Other machines are available for internal inspection of trees, but their usefulness and power to distinguish decay from other internal variables in a tree (such as moisture content, wood density, resin, branch traces, etc.) is not yet clear. Among them are the Arbotom, a complex system of impulse tomography (almost like a CAT scan but it uses stress waves from striking the tree instead of x-rays). Another instrument is the Arborsonic 3D Acoustic Tomograph, sold by Fakopp. It is an ultrasonic instrument, which measures the strength and speed of propagation of high-frequency sound waves through the wood. Knowledge, experience and common sense are much more important than expensive equipment.

Target Distance

How do you determine which trees around a target need inspection?  In many cases it is obvious.  However, as the distance from the target increases and approaches your threshold, it becomes difficult to determine. Rather than measuring tree heights and distances, Jason Worrall worked out a simple method.

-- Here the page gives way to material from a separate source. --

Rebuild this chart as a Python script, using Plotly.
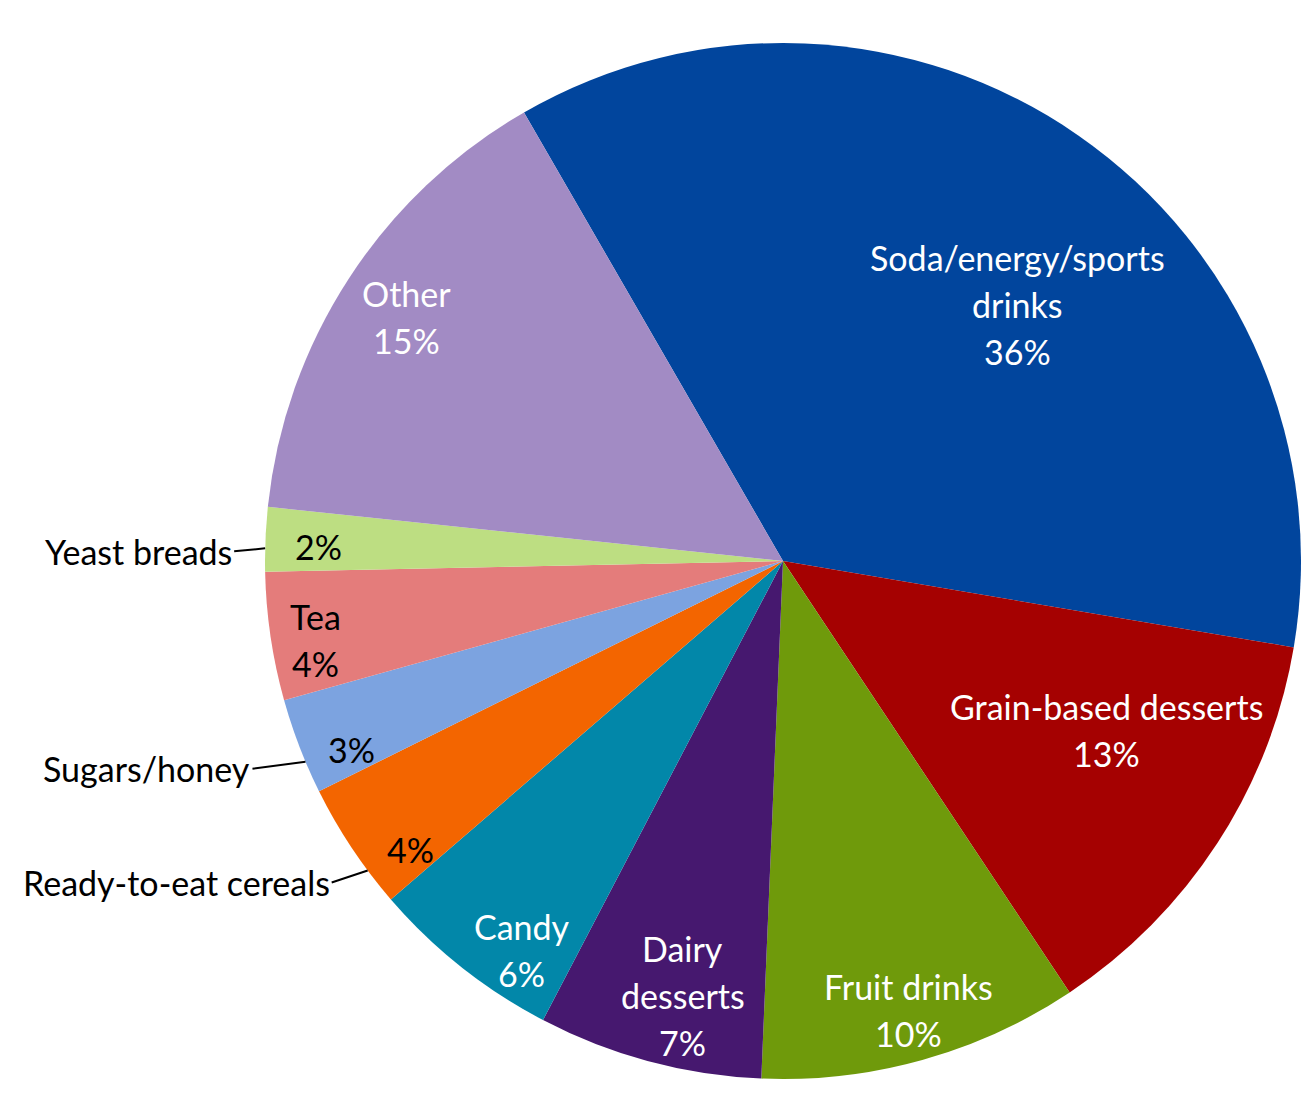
import math
import plotly.graph_objects as go

# Sources of added sugars (share of total intake, %)
categories = [
    "Soda/energy/sports drinks",
    "Grain-based desserts",
    "Fruit drinks",
    "Dairy desserts",
    "Candy",
    "Ready-to-eat cereals",
    "Sugars/honey",
    "Tea",
    "Yeast breads",
    "Other",
]
shares = [36, 13, 10, 7, 6, 4, 3, 4, 2, 15]

# How each category name is wrapped inside its slice ([] = name drawn outside)
inside_names = [
    ["Soda/energy/sports", "drinks"],
    ["Grain-based desserts"],
    ["Fruit drinks"],
    ["Dairy", "desserts"],
    ["Candy"],
    [],
    [],
    ["Tea"],
    [],
    ["Other"],
]
outside_names = ["Yeast breads", "Sugars/honey", "Ready-to-eat cereals"]

slice_colors = [
    "#01459D", "#A50101", "#6F9A0B", "#46186F", "#0287A9",
    "#F36500", "#7CA3E0", "#E47C7B", "#BDDE82", "#A28BC4",
]
text_colors = [
    "white", "white", "white", "white", "white",
    "black", "black", "black", "black", "white",
]

# Figure geometry (pixels)
W, H = 1301, 1107
CX, CY, R = 783, 561, 518
ROTATION = -30
FONT = "Lato, 'Open Sans', sans-serif"
FSIZE = 34
LINE_H = 47

# Placement of the in-slice labels: radial fraction and angular nudge (deg)
label_r = [0.67, 0.705, 0.90, 0.86, 0.905, 0.91, 0.91, 0.915, 0.898, 0.866]
label_shift = [7.6, -5.5, 0.0, -2.0, -4.5, -4.2, -2.6, -1.2, -0.6, 0.0]

# Leader lines for names drawn outside: tip angle nudge (deg), text offset (px)
leader_shift = {"Yeast breads": -1.0, "Sugars/honey": -1.8, "Ready-to-eat cereals": -3.1}
leader_offset = {"Yeast breads": (-31, 3), "Sugars/honey": (-53, 7), "Ready-to-eat cereals": (-36, 12)}

fig = go.Figure(
    go.Pie(
        labels=categories,
        values=shares,
        sort=False,
        direction="clockwise",
        rotation=ROTATION,
        marker=dict(colors=slice_colors, line=dict(width=0)),
        textinfo="none",
        hoverinfo="label+percent",
        showlegend=False,
        domain=dict(
            x=[(CX - R) / W, min(1.0, (CX + R) / W)],
            y=[(H - CY - R) / H, (H - CY + R) / H],
        ),
    )
)


def polar_px(angle_deg, frac):
    a = math.radians(angle_deg)
    return CX + frac * R * math.sin(a), CY - frac * R * math.cos(a)


total = sum(shares)
start = ROTATION
annotations = []
for i, (name, v) in enumerate(zip(categories, shares)):
    span = 360.0 * v / total
    mid = start + span / 2
    start += span

    lines = inside_names[i] + [f"{v}%"]
    px, py = polar_px(mid + label_shift[i], label_r[i])
    n = len(lines)
    for k, line in enumerate(lines):
        ly = py + (k - (n - 1) / 2) * LINE_H
        annotations.append(dict(
            x=px / W, y=1 - ly / H, xref="paper", yref="paper",
            text=line, showarrow=False,
            font=dict(family=FONT, size=FSIZE, color=text_colors[i]),
            xanchor="center", yanchor="middle",
        ))

    if name in outside_names:
        tx, ty = polar_px(mid + leader_shift[name], 1.0)
        ax, ay = leader_offset[name]
        annotations.append(dict(
            x=tx / W, y=1 - ty / H, xref="paper", yref="paper", text=name,
            showarrow=True, arrowhead=0, arrowwidth=2, arrowcolor="black",
            ax=ax, ay=ay, axref="pixel", ayref="pixel",
            xanchor="right", yanchor="middle", standoff=0, startstandoff=0,
            font=dict(family=FONT, size=FSIZE, color="black"),
        ))

fig.update_layout(
    width=W,
    height=H,
    margin=dict(l=0, r=0, t=0, b=0),
    paper_bgcolor="white",
    plot_bgcolor="white",
    annotations=annotations,
)

fig.write_html("out.html")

Stand at the edge of the target facing the tree.  Measure the angle from horizontal to the base of the tree; call it A.  Measure the angle from horizontal to the top; it is A′.  Assuming you are inspecting out one tree height, calculate 2A′ − A.  If > 90°, the tree would reach you if it snapped at the base and fell toward you.  The diagrams at right show how this works for trees based above you, level with you, and below you.

This can be modified for 1.5 or 2 tree heights.

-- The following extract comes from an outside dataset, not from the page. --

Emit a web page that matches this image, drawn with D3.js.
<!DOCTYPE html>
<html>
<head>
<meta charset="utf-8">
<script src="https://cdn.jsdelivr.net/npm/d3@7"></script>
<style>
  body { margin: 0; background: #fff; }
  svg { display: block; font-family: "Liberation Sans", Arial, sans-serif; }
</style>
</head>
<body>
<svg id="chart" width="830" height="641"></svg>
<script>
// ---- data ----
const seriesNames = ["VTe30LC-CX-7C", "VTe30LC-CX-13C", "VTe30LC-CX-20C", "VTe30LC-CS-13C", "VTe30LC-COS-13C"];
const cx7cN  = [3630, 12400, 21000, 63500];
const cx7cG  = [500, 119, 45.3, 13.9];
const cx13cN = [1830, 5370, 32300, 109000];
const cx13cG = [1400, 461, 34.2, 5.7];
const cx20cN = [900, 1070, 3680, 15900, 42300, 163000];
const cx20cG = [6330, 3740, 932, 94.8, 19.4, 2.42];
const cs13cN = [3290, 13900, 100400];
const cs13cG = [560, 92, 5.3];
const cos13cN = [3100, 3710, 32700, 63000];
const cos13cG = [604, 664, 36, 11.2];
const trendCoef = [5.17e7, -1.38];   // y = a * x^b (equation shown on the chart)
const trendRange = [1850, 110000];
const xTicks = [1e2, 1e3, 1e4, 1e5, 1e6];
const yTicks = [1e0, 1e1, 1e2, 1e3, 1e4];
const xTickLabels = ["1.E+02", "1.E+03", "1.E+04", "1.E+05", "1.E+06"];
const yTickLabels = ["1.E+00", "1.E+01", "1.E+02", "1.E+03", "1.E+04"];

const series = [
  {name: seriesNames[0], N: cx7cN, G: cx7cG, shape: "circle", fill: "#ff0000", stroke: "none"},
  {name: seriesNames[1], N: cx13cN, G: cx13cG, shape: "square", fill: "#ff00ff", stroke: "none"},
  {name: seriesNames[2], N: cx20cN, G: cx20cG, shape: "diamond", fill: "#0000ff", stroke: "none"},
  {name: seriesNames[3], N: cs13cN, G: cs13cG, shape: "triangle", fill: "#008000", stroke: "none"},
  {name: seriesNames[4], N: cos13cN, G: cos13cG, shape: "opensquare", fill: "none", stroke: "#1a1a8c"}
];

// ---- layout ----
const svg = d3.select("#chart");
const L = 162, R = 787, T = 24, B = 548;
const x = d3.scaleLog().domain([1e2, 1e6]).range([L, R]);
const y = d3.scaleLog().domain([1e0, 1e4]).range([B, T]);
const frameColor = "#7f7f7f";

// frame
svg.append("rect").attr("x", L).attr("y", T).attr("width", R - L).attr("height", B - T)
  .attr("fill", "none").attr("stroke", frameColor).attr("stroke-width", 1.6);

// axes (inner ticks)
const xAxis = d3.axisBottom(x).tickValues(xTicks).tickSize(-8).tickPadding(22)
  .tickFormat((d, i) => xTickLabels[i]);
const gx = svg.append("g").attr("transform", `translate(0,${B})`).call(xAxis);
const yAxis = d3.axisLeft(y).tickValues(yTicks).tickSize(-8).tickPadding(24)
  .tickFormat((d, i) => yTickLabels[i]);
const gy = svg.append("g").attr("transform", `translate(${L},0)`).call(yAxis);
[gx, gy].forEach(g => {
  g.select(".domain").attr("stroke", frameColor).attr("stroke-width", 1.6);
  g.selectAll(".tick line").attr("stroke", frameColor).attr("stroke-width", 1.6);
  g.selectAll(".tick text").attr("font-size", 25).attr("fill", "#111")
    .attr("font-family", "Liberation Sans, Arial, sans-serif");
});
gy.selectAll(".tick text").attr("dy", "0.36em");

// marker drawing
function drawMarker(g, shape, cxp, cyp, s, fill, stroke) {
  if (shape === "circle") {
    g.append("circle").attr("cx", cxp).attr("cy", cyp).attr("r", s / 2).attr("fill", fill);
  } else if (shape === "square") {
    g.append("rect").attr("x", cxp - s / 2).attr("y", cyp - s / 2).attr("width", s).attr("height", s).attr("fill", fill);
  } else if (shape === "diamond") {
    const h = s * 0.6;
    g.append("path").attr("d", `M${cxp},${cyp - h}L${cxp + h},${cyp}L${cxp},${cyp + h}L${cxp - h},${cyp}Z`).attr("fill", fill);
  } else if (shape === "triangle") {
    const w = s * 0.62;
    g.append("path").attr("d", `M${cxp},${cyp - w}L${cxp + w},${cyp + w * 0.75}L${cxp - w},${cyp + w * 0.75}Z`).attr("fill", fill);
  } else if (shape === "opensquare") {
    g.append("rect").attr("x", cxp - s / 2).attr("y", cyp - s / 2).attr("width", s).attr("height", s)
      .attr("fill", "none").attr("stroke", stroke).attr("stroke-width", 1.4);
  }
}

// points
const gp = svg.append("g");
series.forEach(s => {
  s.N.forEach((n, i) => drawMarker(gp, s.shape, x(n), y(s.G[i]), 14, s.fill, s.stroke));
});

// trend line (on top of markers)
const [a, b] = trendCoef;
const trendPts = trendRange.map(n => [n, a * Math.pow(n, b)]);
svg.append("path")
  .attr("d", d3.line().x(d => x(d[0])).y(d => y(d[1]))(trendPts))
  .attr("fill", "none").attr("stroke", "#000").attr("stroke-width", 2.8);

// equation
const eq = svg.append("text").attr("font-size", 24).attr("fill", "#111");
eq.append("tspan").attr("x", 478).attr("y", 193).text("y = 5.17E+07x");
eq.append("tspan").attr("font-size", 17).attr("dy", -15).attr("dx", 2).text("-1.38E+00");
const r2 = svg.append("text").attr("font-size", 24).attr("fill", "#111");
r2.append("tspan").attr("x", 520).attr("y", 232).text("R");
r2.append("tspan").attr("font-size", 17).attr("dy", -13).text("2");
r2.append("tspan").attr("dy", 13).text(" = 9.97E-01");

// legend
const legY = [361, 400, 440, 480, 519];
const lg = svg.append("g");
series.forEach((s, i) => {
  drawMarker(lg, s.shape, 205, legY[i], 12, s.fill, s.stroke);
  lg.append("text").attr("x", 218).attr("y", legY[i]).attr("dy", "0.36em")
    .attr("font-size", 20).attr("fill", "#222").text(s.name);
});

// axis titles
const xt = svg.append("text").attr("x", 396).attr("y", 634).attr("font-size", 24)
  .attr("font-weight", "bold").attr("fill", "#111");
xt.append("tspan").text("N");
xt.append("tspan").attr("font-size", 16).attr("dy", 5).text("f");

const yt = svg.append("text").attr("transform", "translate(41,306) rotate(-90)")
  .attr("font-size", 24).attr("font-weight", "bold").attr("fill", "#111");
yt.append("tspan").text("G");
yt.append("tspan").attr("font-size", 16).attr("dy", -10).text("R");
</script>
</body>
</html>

How to measure angles?  Classically we would use a clinometer, a forestry instrument costing $190.  However, the free app SpyGlass on an iPhone provides a great and amazingly precise way to measure such angles.  In the example of the heads-up display shown below, the angle to the base is -2° and that to the top is 41°.  Would the tree reach you if it fell toward you?

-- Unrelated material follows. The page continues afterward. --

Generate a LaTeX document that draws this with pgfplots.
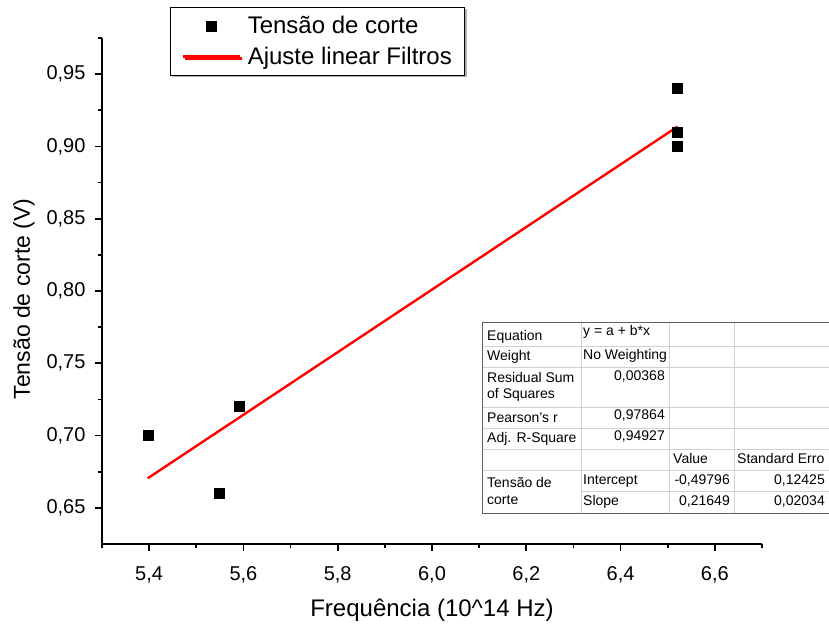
\documentclass[border=0pt]{standalone}
\usepackage{fontspec}
\setmainfont{Liberation Sans}
\usepackage{pgfplots}
\pgfplotsset{compat=1.18}
\usetikzlibrary{shadows}
\definecolor{tabline}{RGB}{208,208,208}
\definecolor{tabborder}{RGB}{96,96,96}
\pgfplotsset{
  mymarklegend/.style={legend image code/.code={\draw[mark repeat=2,mark phase=2,##1] plot coordinates {(0bp,0bp) (28.5bp,0bp) (57bp,0bp)};}},
  mylinelegend/.style={legend image code/.code={\draw[##1] (0bp,0bp) -- (57bp,0bp);}},
}
\begin{document}
\begin{tikzpicture}
\begin{axis}[
  scale only axis, width=660bp, height=506bp,
  xmin=5.3, xmax=6.7, ymin=0.625, ymax=0.975,
  axis lines=left,
  axis line style={-, line width=2bp, black},
  every tick/.style={black, line width=1.6bp},
  tick align=outside,
  major tick length=7bp, minor tick length=4bp,
  xtick={5.4,5.6,5.8,6.0,6.2,6.4,6.6},
  minor xtick={5.3,5.5,5.7,5.9,6.1,6.3,6.5,6.7},
  ytick={0.65,0.70,0.75,0.80,0.85,0.90,0.95},
  minor ytick={0.675,0.725,0.775,0.825,0.875,0.925,0.975},
  /pgf/number format/assume math mode=true,
  xticklabel style={font=\fontsize{20bp}{24bp}\selectfont, yshift=-12bp, /pgf/number format/.cd, fixed, fixed zerofill, precision=1, use comma},
  yticklabel style={font=\fontsize{20bp}{24bp}\selectfont, xshift=-6bp, /pgf/number format/.cd, fixed, fixed zerofill, precision=2, use comma},
  xlabel={Frequência (10\textasciicircum 14 Hz)},
  ylabel={Tensão de corte (V)},
  xlabel style={font=\fontsize{24bp}{28bp}\selectfont, at={(axis description cs:0.5,0)}, anchor=center, yshift=-66bp},
  ylabel style={font=\fontsize{23bp}{27bp}\selectfont, at={(axis description cs:0,0.4842)}, anchor=center, yshift=78bp},
  legend style={at={(axis description cs:0.1030,1.0613)}, anchor=north west,
    draw=black, line width=0.8bp, fill=white,
    drop shadow={shadow xshift=2bp, shadow yshift=-2bp, fill=gray!60, opacity=1},
    font=\fontsize{24bp}{28bp}\selectfont,
    inner xsep=11bp, inner ysep=7bp, row sep=8bp, column sep=5bp},
  legend cell align=left,
]
\addplot[only marks, mark=square*, mark size=5bp, mark options={fill=black, draw=black, line width=0.4bp}, mymarklegend]
  coordinates {(5.397,0.70) (5.549,0.66) (5.590,0.72) (6.521,0.94) (6.521,0.91) (6.521,0.90)};
\addlegendentry{Tensão de corte}
\addplot[red, line width=2.4bp, no marks, mylinelegend]
  coordinates {(5.397,0.67044) (6.521,0.91377)};
\addlegendentry{Ajuste linear Filtros}
\end{axis}
\begin{scope}[x=1bp, y=-1bp, shift={(-102bp,544bp)}]
  \fill[white] (483,323) rectangle (845,514);
  \begin{scope}[draw=tabline, line width=0.8bp]
    \foreach \yy in {346,367,407,428,449,470} \draw (483,\yy) -- (845,\yy);
    \draw (581,491) -- (845,491);
    \foreach \xx in {581,669,734} \draw (\xx,323) -- (\xx,514);
  \end{scope}
  \draw[tabborder, line width=1bp] (483,323) rectangle (845,514);
  \begin{scope}[every node/.style={inner sep=0pt, font=\fontsize{14bp}{16bp}\selectfont}]
    \node[anchor=base west] at (487,341) {Equation};
    \node[anchor=base west] at (487,361) {Weight};
    \node[anchor=base west] at (487,383) {Residual Sum};
    \node[anchor=base west] at (487,399) {of Squares};
    \node[anchor=base west] at (487,423) {Pearson\symbol{39}s r};
    \node[anchor=base west] at (487,443) {Adj. R-Square};
    \node[anchor=base west] at (487,488) {Tensão de};
    \node[anchor=base west] at (487,505) {corte};
    \node[anchor=base west] at (583,336) {y = a + b*x};
    \node[anchor=base west] at (583,360) {No Weighting};
    \node[anchor=base west] at (583,485) {Intercept};
    \node[anchor=base west] at (583,506) {Slope};
    \node[anchor=base east] at (665,381) {0,00368};
    \node[anchor=base east] at (665,420) {0,97864};
    \node[anchor=base east] at (665,441) {0,94927};
    \node[anchor=base west] at (673,464) {Value};
    \node[anchor=base east] at (730,485) {-0,49796};
    \node[anchor=base east] at (730,506) {0,21649};
    \node[anchor=base west] at (737,464) {Standard Erro};
    \node[anchor=base east] at (825,485) {0,12425};
    \node[anchor=base east] at (825,506) {0,02034};
  \end{scope}
\end{scope}
\pgfresetboundingbox
\useasboundingbox (-102bp,-81bp) rectangle (727bp,544bp);
\end{tikzpicture}
\end{document}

Precise measurement of the angle to a tree base using the free iPhone app SpyGlass. A = -2°.
Precise measurement of the angle to a tree top using the free iPhone app SpyGlass. A’ = 41°.

Inspection hints and tips

Here are some tools often used in hazard tree inspection:

  • Forms (inspection and failure report forms)
  • Site maps
  • Compass (for mapping)
  • Diameter tape (to measure DBH)
  • Measuring tape (100′ or so)
  • Clinometer (to measure tree height)
  • Tree tags and nails (aluminum)
  • Pulaski (see sidebar)
  • Hatchet
  • Camera (for important trees)
  • Binoculars
  • Cordless drill (see sidebar)
  • Increment borer
  1. Work the site in a logical, consistent sequence so that tree numbers are in a logical sequence that can be followed later.
  2. Assess and rate the target for each tree. If the tree would not hit a target, ignore it.
  3. Look at the tree from 2-3 perspectives, close and far and all around. When you are learning, it will help to go through each defect and decide if it applies.
  4. Also based on indicators (wound, bird cavity, sounding, etc.), you may need to increment core or drill the tree to assess internal stem decay. At a minimum you should have 1/3 of radius left sound (sound shell). Use DBH/2 to get radius, not the core.  See Hazard Tree Defects for details.
  5. Calculate the rating. In some cases, you may feel the rating does not accurately reflect the hazard of the tree. Tree inspection and hazard rating are a combination of science and art: do what experience and sound judgment tell you is right, but make notes about what you do.